I played The Witness with a notebook nearby, scribbling and sketching possible solutions to dozens of puzzles. I took photos of some puzzles with my phone, so I could compare images. The game is dense with well-hidden puzzles, stumbling only when a puzzle requires aiming the game's first-person camera just so in order to place the cursor and begin tracing a line. Those sorts of perspective challenges can be too finicky, which hurts one of The Witness's main types of puzzles.
The Witness is a largely abstract game, though it does have a story of sorts. Short, hidden audio files and some videos don't quite flesh out the narrative — apparently a few that do were not included in my review build of the game — but they reinforce its themes. The puzzles themselves do that as well.
The Witness's celebration of earnest exploration is articulated by a hidden audio file near the game's first area, which quotes Albert Einstein: "Of all the communities available to us there is not one I would want to devote myself to, except for the society of the true searchers, which has very few living members at any time."

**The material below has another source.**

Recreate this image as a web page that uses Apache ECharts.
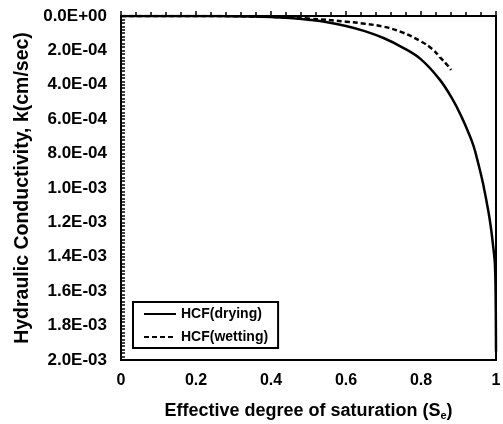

A much more deeply-hidden file quotes the spiritual teacher Gangaji reinforces the game's endorsement of peaceful curiosity over impatient urgency: "...if you choose silence, that is the end of ideas. You are willing to have no idea, to see what is present when there is no idea, past, present, future. No idea of love, no idea of truth, no idea of you, no idea of me. Love is apparent." In other words, choose silence to recognise the presence of love, rather than actively pursuing it.
Those unmoved by this sort of philosophizing will be free to ignore it, as The Witness leaves the explication of deeper thoughts to its nooks and crannies. The philosophy itself, however, permeates the game.
Taken as a whole, The Witness makes a statement about the lovely balance of knowing and not knowing. Yes, this is a puzzle game, and you'll be driven to find solutions to puzzles. You may wish that you, too, could email its designer and ask what you're doing wrong. It is somehow pleasing, though, to play this game while stumped, to let go of the need for satisfaction and victory.